Petrol retailers accused of overcharging
The RAC said December was a ‘rotten month’ for petrol car drivers who lost out on £156m as retailers refused to pass on wholesale price savings.
The motoring group said that despite wholesale prices meriting big cuts at the pumps, the average price of petrol in the UK fell by just 2p a litre in December.
The high prices mean drivers overpaid by £156m for petrol last month, according to RAC Fuel Watch.
The price of unleaded petrol dropped from 147.47p a litre to 145.48p in December, but the RAC says drivers should really have seen prices nearer to 135p – but it said retailers were taking far bigger margins than normal.
Diesel dropped by just under 2p a litre from 150.80p to 148.92p, but the RAC says drivers should have been paying about 142p.
The organisation calculated that instead of their long-term margin of 6p a litre, retailers took an average of 16p a litre on petrol and 12.5p on diesel in December.

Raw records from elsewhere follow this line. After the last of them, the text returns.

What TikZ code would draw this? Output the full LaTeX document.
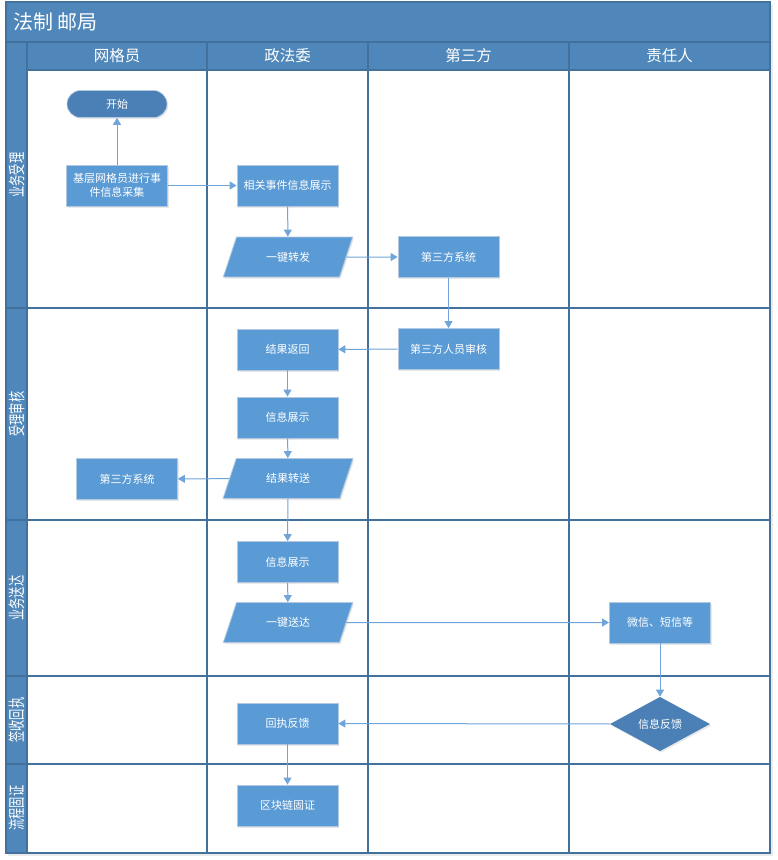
\documentclass[tikz,border=0pt]{standalone}
\usepackage{fontspec}
\usepackage{graphicx}
\setmainfont{Noto Sans CJK SC}
\usetikzlibrary{arrows.meta,shapes.geometric,shadows}
\definecolor{barblue}{HTML}{4F87BA}
\definecolor{gridblue}{HTML}{41719C}
\definecolor{boxblue}{HTML}{5B9BD5}
\definecolor{boxline}{HTML}{B3C9E2}
\definecolor{darkshape}{HTML}{4A80B6}
\definecolor{arrowblue}{HTML}{6FA5DA}
\tikzset{
  shade/.style={drop shadow={opacity=0.18,shadow xshift=1.2pt,shadow yshift=-1.5pt}},
  proc/.style={draw=boxline,line width=0.8pt,fill=boxblue,text=white,minimum width=101pt,minimum height=41pt,inner sep=1pt,align=center,font=\fontsize{11}{13.5}\selectfont,shade},
  para/.style={shape=trapezium,trapezium left angle=61,trapezium right angle=119,trapezium stretches=true,draw=boxline,line width=0.8pt,fill=boxblue,text=white,minimum width=130pt,minimum height=40pt,inner sep=0pt,font=\fontsize{11}{13.5}\selectfont,shade},
  term/.style={draw=boxline,line width=0.6pt,fill=darkshape,text=white,minimum width=100pt,minimum height=27pt,rounded corners=13.5pt,inner sep=0pt,font=\fontsize{11}{13.5}\selectfont,shade},
  decide/.style={shape=diamond,draw=none,fill=darkshape,text=white,minimum width=100pt,minimum height=42pt,inner sep=0pt,font=\fontsize{11}{13.5}\selectfont,shade},
  flow/.style={draw=arrowblue,line width=1pt,-{Triangle[width=8pt,length=7pt]}},
  gridline/.style={draw=gridblue,line width=1.1pt},
  lanelabel/.style={rotate=90,text=white,font=\fontsize{17}{19}\selectfont},
  headlabel/.style={text=white,font=\fontsize{15.5}{17}\selectfont},
}
\newcommand{\squeeze}[1]{\scalebox{0.66}[1]{#1}}
\begin{document}
\begin{tikzpicture}[x=1pt,y=-1pt]
\useasboundingbox (0,0) rectangle (777,860);
% frame shadow
\fill[black,opacity=0.08] (8,5) rectangle (773,856);
\fill[white] (6,2) rectangle (770,853);
% bars
\fill[barblue] (6,2) rectangle (770,42);
\fill[barblue] (6,42) rectangle (770,70);
\fill[barblue] (6,42) rectangle (27,853);
% grid
\draw[gridline] (6,2) rectangle (770,853);
\draw[gridline] (6,42) -- (770,42);
\draw[gridline] (27,70) -- (770,70);
\draw[gridline] (27,42) -- (27,853);
\foreach \xx in {207,368,569} \draw[gridline] (\xx,42) -- (\xx,853);
\foreach \yy in {308,520,676,764} \draw[gridline] (6,\yy) -- (770,\yy);
% title and headers
\node[text=white,anchor=west,inner sep=0pt,font=\fontsize{20}{22}\selectfont] (title) at (13,22) {法制\hspace{4pt}邮局};
\node[headlabel] (h1) at (117,56) {网格员};
\node[headlabel] (h2) at (287.5,56) {政法委};
\node[headlabel] (h3) at (468.5,56) {第三方};
\node[headlabel] (h4) at (669.5,56) {责任人};
% lane labels
\node[lanelabel] (l1) at (16.5,175) {\squeeze{业务受理}};
\node[lanelabel] (l2) at (16.5,414) {\squeeze{受理审核}};
\node[lanelabel] (l3) at (16.5,598) {\squeeze{业务送达}};
\node[lanelabel] (l4) at (16.5,720) {\squeeze{签收回执}};
\node[lanelabel] (l5) at (16.5,808) {\squeeze{流程固证}};
% nodes
\node[term] (start) at (117,104) {开始};
\node[proc] (collect) at (117,185.5) {基层网格员进行事\\件信息采集};
\node[proc] (show1) at (287.5,185.5) {相关事件信息展示};
\node[para] (fwd) at (288,257) {一键转发};
\node[proc] (sys1) at (448.5,257) {第三方系统};
\node[proc] (audit) at (448.5,349) {第三方人员审核};
\node[proc] (ret) at (287.5,349.5) {结果返回};
\node[proc] (show2) at (287.5,417.5) {信息展示};
\node[para] (send) at (288,478.5) {结果转送};
\node[proc] (sys2) at (127,479) {第三方系统};
\node[proc] (show3) at (287.5,562) {信息展示};
\node[para] (deliver) at (288,622.5) {一键送达};
\node[proc] (wechat) at (660,622.5) {微信、短信等};
\node[decide] (fb) at (660,724) {信息反馈};
\node[proc] (receipt) at (287.5,723.5) {回执反馈};
\node[proc] (chain) at (287.5,805.5) {区块链固证};
% connectors
\draw[flow] (collect) -- (start);
\draw[flow] (collect) -- (show1);
\draw[flow] (show1) -- (fwd);
\draw[flow] (fwd) -- (sys1);
\draw[flow] (sys1) -- (audit);
\draw[flow] (audit) -- (ret);
\draw[flow] (ret) -- (show2);
\draw[flow] (show2) -- (send);
\draw[flow] (send) -- (sys2);
\draw[flow] (send) -- (show3);
\draw[flow] (show3) -- (deliver);
\draw[flow] (deliver) -- (wechat);
\draw[flow] (wechat) -- (fb);
\draw[flow] (fb) -- (receipt);
\draw[flow] (receipt) -- (chain);
\end{tikzpicture}
\end{document}
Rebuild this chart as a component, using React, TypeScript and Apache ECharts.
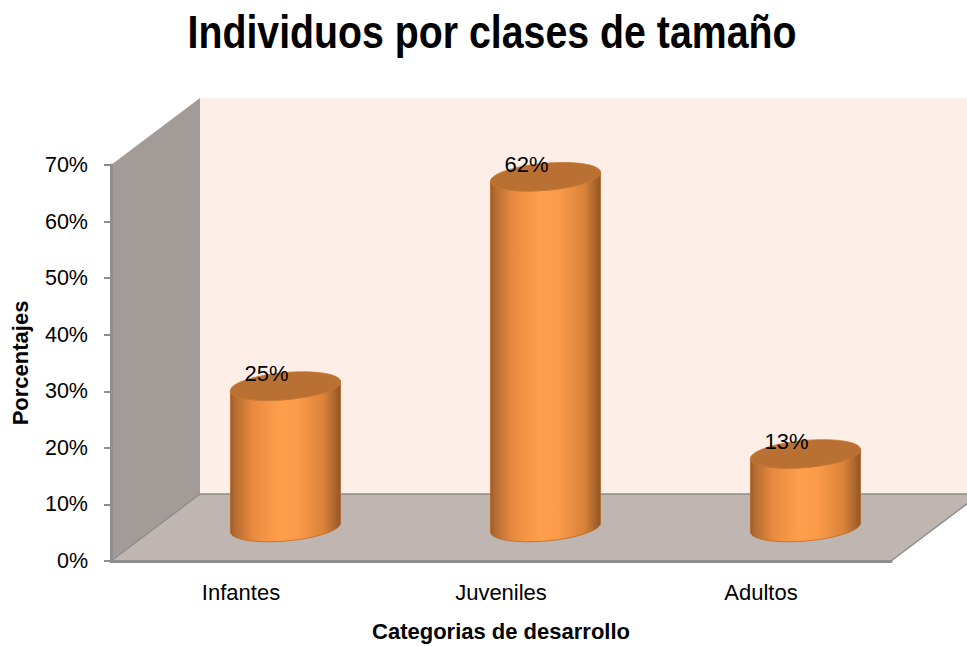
import React, { useEffect, useRef } from "react";
import * as echarts from "echarts";

const titleText = "Individuos por clases de tamaño";
const xAxisName = "Categorias de desarrollo";
const yAxisName = "Porcentajes";
const categories = ["Infantes", "Juveniles", "Adultos"];
const values = [25, 62, 13];

const FONT = '"Liberation Sans", Arial, sans-serif';
const DEPTH_X = 89;
const DEPTH_Y = 67;
const EDGE = "#8e8e8e";

function ellipsePoints(cx: number, cy: number, a: number, b: number, from: number, to: number) {
  const tilt = (5 * Math.PI) / 180;
  const n = 72;
  const pts: number[][] = [];
  for (let i = 0; i <= n; i++) {
    const t = from + ((to - from) * i) / n;
    const ex = a * Math.cos(t);
    const ey = b * Math.sin(t);
    pts.push([cx + ex * Math.cos(tilt) + ey * Math.sin(tilt), cy - ex * Math.sin(tilt) + ey * Math.cos(tilt)]);
  }
  return pts;
}

function renderRoom(params: any) {
  const c = params.coordSys;
  const x0 = c.x;
  const x1 = c.x + c.width;
  const y0 = c.y;
  const y1 = c.y + c.height;
  const line = { stroke: EDGE, lineWidth: 1.5 };
  return {
    type: "group",
    children: [
      {
        type: "rect",
        shape: { x: x0 + DEPTH_X, y: y0 - DEPTH_Y, width: c.width, height: c.height },
        style: { fill: "#fdefe8" },
      },
      {
        type: "polygon",
        shape: { points: [[x0, y0], [x0 + DEPTH_X, y0 - DEPTH_Y], [x0 + DEPTH_X, y1 - DEPTH_Y], [x0, y1]] },
        style: { fill: "#a39b97" },
      },
      {
        type: "polygon",
        shape: { points: [[x0, y1], [x1, y1], [x1 + DEPTH_X, y1 - DEPTH_Y], [x0 + DEPTH_X, y1 - DEPTH_Y]] },
        style: { fill: "#bfb5b1" },
      },
      { type: "polyline", shape: { points: [[x0, y1], [x0 + DEPTH_X, y1 - DEPTH_Y], [x1 + DEPTH_X, y1 - DEPTH_Y]] }, style: { ...line, fill: "none" } },
      { type: "polyline", shape: { points: [[x1, y1], [x1 + DEPTH_X, y1 - DEPTH_Y]] }, style: { ...line, fill: "none" } },
    ],
  };
}

function renderCylinder(_params: any, api: any) {
  const cat = api.value(0);
  const val = api.value(1);
  const size = api.size([1, 0]);
  const base = api.coord([cat, 0]);
  const top = api.coord([cat, val]);
  const cx = base[0] + DEPTH_X / 2;
  const dy = -DEPTH_Y / 2;
  const by = base[1] + dy;
  const ty = top[1] + dy;
  const a = (size[0] * 0.425) / 2;
  const b = 13.5;
  const lower = ellipsePoints(cx, by, a, b, 0, Math.PI).reverse();
  const upper = ellipsePoints(cx, ty, a, b, 0, Math.PI);
  const side = {
    type: "linear",
    x: 0,
    y: 0,
    x2: 1,
    y2: 0,
    colorStops: [
      { offset: 0, color: "#9c5c28" },
      { offset: 0.04, color: "#b46c30" },
      { offset: 0.2, color: "#e8893f" },
      { offset: 0.45, color: "#ff9f4c" },
      { offset: 0.62, color: "#fb9b49" },
      { offset: 0.85, color: "#d98239" },
      { offset: 0.95, color: "#a9662e" },
      { offset: 1, color: "#8f5626" },
    ],
  };
  return {
    type: "group",
    children: [
      {
        type: "polygon",
        shape: { points: [...upper, ...lower] },
        style: { fill: side, stroke: "#b96a2c", lineWidth: 0.8 },
      },
      {
        type: "polygon",
        shape: { points: ellipsePoints(cx, ty, a, b, 0, Math.PI * 2) },
        style: { fill: "#ba7033", stroke: "#c4772f", lineWidth: 0.8 },
      },
      {
        type: "text",
        style: {
          text: val + "%",
          x: cx - 19,
          y: ty - 12.5,
          align: "center",
          verticalAlign: "middle",
          font: `22px ${FONT}`,
          fill: "#000",
        },
      },
    ],
  };
}

export default function App() {
  const ref = useRef<HTMLDivElement>(null);
  useEffect(() => {
    document.body.style.margin = "0";
    const chart = echarts.init(ref.current!, null, { renderer: "svg" });
    chart.setOption({
      animation: false,
      backgroundColor: "#ffffff",
      graphic: [
        {
          type: "text",
          x: 492,
          y: 32,
          scaleX: 0.854,
          style: {
            text: titleText,
            align: "center",
            verticalAlign: "middle",
            font: `bold 46px ${FONT}`,
            fill: "#000",
          },
        },
      ],
      grid: { left: 111, right: 76, top: 165, bottom: 85, outerBoundsMode: "none" },
      xAxis: {
        type: "category",
        data: categories,
        z: 5,
        name: xAxisName,
        nameLocation: "middle",
        nameGap: 59,
        nameTextStyle: { fontFamily: FONT, fontWeight: "bold", fontSize: 22, color: "#000" },
        axisLine: { lineStyle: { color: EDGE, width: 3 } },
        axisTick: { show: false },
        axisLabel: { fontFamily: FONT, fontSize: 22, color: "#000", margin: 20 },
        splitLine: { show: false },
      },
      yAxis: {
        type: "value",
        min: 0,
        max: 70,
        interval: 10,
        z: 5,
        name: yAxisName,
        nameLocation: "middle",
        nameGap: 80,
        nameTextStyle: { fontFamily: FONT, fontWeight: "bold", fontSize: 22, color: "#000" },
        axisLine: { show: true, lineStyle: { color: EDGE, width: 3 } },
        axisTick: { show: true, length: 7, lineStyle: { color: EDGE, width: 2 } },
        axisLabel: { fontFamily: FONT, fontSize: 21.5, color: "#000", margin: 23, formatter: "{value}%" },
        splitLine: { show: false },
      },
      series: [
        { type: "custom", z: 1, silent: true, renderItem: renderRoom, data: [0] },
        {
          type: "custom",
          z: 6,
          renderItem: renderCylinder,
          encode: { x: 0, y: 1 },
          data: values.map((v, i) => [i, v]),
        },
      ],
    });
    return () => chart.dispose();
  }, []);
  return <div ref={ref} style={{ width: 967, height: 646 }} />;
}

This made forecourt prices far more expensive than they would have been, had retailers not changed their fuel pricing strategy.
The price of a litre of unleaded on the wholesale market, including delivery, averaged 106p across the month. Had a 6p margin been taken drivers would have seen an average petrol pump price of around 135p after applying VAT at 20%.
The average wholesale cost of delivered diesel was 112p a litre which, with the usual 6p retailer margin, would have given a pump price of around 142p.
This means it has cost petrol car drivers £6 more to fill up a typical 55-litre family car than it should have (£80 vs £74) and for diesel nearly £4 more with a tank costing £82 at the end of the month instead of £78.
Simon Williams, RAC fuel spokesman, said: “December was a rotten month for drivers as they were taken advantage of by retailers who rewrote their pump price strategy, costing motorists millions of pounds as a result.
“Their resistance to cutting prices and to only pass on a fraction of the savings they were making from lower wholesale costs is nothing short of scandalous. The 10p extra retailers have added to their long-term margin of 6p a litre has led to petrol car drivers paying £5m more a day than they previously would have.
“In the past when wholesale prices have dropped retailers have always done the right thing – eventually – and reduced their pump prices. This time they’ve stood strong, taking advantage of all the media talk about ‘higher energy prices’ and banked on the oil price rising again and catching up with their artificially inflated prices, which it has now done.
“The trouble is every extra penny they take as margin leads to drivers paying even more as VAT gets added on top at the end of the forecourt transaction. This means the Treasury’s coffers have been substantially boosted on the back of the retailers’ action. We urge ministers to push retailers into doing the right thing for consumers.
An analysis of RAC Fuel Watch data reveals Asda had the cheapest petrol at the end of the year with a litre costing an average of 141.81p at its stores, with Sainsbury’s not far behind at 142.57p.
Asda also sold the lowest priced diesel at 144.9p a litre ahead of Tesco on 145.8p. The average price of motorway unleaded at the close of December was 160.55p while diesel was higher still at 163.43p.